Navy ships are the definition of a self-contained environment. Naval carriers, though, are the definition of an isolated village in the middle of nowhere. Holding anywhere from 3,600 to 5,000 members at a given time an aircraft carrier would be the perfect environment to test the spread of disease, and the reactions society on a small-scale would have. Colds, flu’s, respiratory infections, diarrhea, vomits, stress-induced heart attacks, pneumonia, and yet, none of these are as dreaded as Gastroenteritis, which is the combination of uncontrollable diarrhea, vomits, pain, and fever (affectionately known as the double-dragon) which affects a portion of the ship’s population every deployment. Absolutely no sailor would ever want to get it and none wish it upon their worst enemies. But, what is it that makes the double-dragon the scariest part of serving aboard a ship? It’s the fact that Gastroenteritis is extremely contagious!
I’ve spoken in the past about how easily becoming sick is while aboard a ship. Recently I had the displeasure of witnessing my entire berthing being incapacitated for a single day. This event was a terrible reminder of how vulnerable sailors are when exposed to close proximity environments. Even though we sailors are out here protecting the interests of the country and the president, the most diminutive of threats (bacteria) can still topple us down. This becomes even more terrifying for the healthy sailors as they see the number of members affected starts rising uncontrollably. Afterward, the realization that you yourself might become the next victim becomes an inevitable possibility. What happened next was the material from which nightmares are crafted.
The heads (bathrooms) were packed with sailors who were on the floor crying because they couldn’t stop puking and vomiting on themselves. Toilets, floors, sinks were covered in half-digested food and bile from those sailors who didn’t have anything left in their stomachs. Medical emergencies were being called throughout the ship as some sailors were evacuated from their berthing from dehydration and malnourishment. The only “safe” place in the ship (a sailor’s rack) was no longer a comfortable place as the aches and pains of the body took over. Medical was doing their best handing out medicine to sailors who need it and giving sick-in-quarters (SIQ) chits to others, and finally interning into sick bay those who were doing the worst. But, space in the sick bay is limited and only a percentage of the crew is allowed to be SIQ at any given moment. The numbers were too high to help everyone; as such, it fell upon the Leading Petty Officers to give their sailors rest time as their bodies recovered. It was only 24-48 hours, but for some sailors, they felt never ending…

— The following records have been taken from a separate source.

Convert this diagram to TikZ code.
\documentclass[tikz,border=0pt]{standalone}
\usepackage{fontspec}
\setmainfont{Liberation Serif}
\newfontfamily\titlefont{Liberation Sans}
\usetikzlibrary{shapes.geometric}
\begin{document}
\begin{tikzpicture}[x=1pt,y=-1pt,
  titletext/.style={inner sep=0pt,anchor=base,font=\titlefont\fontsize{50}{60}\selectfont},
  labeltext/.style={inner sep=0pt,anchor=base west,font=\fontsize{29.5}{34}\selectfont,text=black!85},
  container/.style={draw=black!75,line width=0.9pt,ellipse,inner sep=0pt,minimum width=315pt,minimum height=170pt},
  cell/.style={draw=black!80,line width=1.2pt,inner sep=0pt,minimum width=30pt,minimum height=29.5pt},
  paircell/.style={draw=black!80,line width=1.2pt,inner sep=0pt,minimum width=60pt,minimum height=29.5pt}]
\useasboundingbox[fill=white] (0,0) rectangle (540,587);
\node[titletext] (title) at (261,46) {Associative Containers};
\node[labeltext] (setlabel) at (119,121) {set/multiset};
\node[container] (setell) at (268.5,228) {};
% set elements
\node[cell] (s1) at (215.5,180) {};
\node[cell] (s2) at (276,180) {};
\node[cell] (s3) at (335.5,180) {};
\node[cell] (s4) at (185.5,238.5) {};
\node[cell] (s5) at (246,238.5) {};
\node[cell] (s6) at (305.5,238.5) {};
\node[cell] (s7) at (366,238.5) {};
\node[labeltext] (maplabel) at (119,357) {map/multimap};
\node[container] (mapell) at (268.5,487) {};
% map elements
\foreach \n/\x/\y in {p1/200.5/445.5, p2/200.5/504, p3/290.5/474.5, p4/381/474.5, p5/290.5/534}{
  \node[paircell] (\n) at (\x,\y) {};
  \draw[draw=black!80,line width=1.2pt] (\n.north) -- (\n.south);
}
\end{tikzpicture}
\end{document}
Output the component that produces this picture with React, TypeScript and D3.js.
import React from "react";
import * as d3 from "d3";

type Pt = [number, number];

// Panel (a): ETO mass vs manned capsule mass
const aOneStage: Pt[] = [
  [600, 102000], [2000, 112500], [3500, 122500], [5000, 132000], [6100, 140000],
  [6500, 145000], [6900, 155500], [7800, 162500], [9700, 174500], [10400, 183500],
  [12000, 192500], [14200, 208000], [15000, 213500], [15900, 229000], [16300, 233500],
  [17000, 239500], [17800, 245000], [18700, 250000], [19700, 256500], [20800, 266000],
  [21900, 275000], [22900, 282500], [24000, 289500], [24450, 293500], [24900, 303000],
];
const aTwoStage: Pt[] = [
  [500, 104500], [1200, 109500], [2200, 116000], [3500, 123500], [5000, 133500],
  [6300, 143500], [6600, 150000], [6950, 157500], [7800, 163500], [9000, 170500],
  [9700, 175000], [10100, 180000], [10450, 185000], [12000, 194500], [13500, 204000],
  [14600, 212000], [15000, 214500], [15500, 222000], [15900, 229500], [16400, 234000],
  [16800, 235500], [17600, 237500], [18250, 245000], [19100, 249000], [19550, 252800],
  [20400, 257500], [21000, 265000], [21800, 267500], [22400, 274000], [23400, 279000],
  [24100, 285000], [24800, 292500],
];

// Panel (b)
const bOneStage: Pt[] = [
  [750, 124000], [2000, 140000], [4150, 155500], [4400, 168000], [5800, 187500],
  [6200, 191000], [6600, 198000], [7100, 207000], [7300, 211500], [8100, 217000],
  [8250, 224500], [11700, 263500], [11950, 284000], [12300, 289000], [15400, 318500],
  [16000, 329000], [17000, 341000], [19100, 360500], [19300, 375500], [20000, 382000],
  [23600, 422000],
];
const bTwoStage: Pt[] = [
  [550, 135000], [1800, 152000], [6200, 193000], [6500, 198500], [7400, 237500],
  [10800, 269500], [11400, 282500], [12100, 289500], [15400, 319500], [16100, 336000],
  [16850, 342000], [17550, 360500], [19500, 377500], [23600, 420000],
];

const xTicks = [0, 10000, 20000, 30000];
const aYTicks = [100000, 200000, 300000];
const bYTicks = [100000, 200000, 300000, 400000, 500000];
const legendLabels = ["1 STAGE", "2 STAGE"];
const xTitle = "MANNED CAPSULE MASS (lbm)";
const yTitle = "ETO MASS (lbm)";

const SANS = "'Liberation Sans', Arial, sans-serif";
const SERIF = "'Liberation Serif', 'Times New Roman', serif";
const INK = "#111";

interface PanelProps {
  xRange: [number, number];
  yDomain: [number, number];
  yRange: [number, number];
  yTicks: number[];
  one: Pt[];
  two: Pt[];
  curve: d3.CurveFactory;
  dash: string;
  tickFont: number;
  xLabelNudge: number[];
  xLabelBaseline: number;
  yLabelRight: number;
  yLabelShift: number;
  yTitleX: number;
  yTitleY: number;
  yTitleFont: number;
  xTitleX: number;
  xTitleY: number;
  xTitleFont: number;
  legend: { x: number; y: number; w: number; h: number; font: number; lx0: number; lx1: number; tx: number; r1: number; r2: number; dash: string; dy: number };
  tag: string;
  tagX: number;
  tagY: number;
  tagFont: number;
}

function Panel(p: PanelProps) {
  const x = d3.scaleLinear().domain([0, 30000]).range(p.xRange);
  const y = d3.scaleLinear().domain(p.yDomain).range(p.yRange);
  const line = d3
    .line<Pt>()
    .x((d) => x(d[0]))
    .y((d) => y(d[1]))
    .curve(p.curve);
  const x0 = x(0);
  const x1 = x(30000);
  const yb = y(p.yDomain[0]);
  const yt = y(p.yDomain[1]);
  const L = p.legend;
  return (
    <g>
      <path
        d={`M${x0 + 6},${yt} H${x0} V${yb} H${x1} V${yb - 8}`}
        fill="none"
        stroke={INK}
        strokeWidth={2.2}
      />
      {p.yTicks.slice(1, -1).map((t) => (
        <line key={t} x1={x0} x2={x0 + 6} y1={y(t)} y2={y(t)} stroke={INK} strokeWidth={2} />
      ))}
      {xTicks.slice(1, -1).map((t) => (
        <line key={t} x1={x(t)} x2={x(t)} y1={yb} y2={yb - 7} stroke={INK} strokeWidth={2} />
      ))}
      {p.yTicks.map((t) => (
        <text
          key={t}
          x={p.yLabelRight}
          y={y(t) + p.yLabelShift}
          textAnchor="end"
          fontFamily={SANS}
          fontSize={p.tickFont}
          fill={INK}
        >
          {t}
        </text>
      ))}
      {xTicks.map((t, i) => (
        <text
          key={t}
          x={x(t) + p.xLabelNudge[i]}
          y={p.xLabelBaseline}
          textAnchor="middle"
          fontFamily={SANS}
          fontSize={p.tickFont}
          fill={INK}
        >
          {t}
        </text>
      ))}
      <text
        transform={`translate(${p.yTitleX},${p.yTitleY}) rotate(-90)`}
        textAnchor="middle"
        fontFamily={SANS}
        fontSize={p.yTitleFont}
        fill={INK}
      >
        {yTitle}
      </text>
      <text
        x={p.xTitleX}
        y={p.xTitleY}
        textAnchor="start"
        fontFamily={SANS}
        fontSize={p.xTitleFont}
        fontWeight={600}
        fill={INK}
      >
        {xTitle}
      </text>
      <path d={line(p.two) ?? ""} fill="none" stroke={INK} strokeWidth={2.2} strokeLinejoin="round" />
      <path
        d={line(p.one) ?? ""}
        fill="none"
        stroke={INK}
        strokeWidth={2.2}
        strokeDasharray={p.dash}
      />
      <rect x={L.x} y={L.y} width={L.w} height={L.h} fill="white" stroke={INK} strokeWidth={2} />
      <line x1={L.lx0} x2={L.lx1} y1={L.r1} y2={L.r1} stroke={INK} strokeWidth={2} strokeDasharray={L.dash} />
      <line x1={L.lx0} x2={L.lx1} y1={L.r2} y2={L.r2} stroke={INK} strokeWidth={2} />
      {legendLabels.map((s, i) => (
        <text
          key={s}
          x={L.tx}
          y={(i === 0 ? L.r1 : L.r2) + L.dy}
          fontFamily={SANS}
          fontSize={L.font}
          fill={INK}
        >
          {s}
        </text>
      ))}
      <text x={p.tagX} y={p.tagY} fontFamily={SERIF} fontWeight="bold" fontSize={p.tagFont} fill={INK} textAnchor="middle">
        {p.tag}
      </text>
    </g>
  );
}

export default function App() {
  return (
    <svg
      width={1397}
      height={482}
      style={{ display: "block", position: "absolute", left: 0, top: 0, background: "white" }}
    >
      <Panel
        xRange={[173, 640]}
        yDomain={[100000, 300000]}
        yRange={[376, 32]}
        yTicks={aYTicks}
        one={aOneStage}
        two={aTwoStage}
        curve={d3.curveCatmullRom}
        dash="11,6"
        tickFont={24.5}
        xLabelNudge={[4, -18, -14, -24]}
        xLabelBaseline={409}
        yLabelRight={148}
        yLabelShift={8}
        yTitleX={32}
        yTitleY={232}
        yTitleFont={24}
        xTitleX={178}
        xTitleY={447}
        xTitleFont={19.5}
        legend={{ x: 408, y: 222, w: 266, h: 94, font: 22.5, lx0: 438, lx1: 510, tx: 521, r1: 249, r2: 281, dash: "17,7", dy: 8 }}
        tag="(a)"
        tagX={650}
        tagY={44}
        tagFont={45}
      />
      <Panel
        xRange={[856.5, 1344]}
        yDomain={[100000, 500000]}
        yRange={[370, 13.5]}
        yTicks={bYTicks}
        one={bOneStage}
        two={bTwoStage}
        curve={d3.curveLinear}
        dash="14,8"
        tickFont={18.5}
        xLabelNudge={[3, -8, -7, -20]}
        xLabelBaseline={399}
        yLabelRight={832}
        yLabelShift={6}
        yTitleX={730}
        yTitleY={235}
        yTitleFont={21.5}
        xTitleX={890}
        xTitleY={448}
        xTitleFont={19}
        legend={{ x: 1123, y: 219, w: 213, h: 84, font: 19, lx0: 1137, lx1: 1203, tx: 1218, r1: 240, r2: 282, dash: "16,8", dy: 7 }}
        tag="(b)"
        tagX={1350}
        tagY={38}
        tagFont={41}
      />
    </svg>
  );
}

Thankfully, the double-dragon ran its course and once the dust had settled, everyone was back to work like normal. Events like these are rather common in the Navy. It’s not surprising in the least when ships come back to port and everyone’s kids’ start catching the strange variety of diseases the sailors brought back with them. For some civilians, this might seem a bit disgusting, but for sailors, it’s just a part of normal life. Surviving in the Navy is similar to surviving in a quarantine zone, the only hope you have is catching the non-lethal variety of whatever is in the air.
Disclaimer: The content in this article is the opinion of the writer and does not necessarily reflect the policies or opinions of US Patriot Tactical.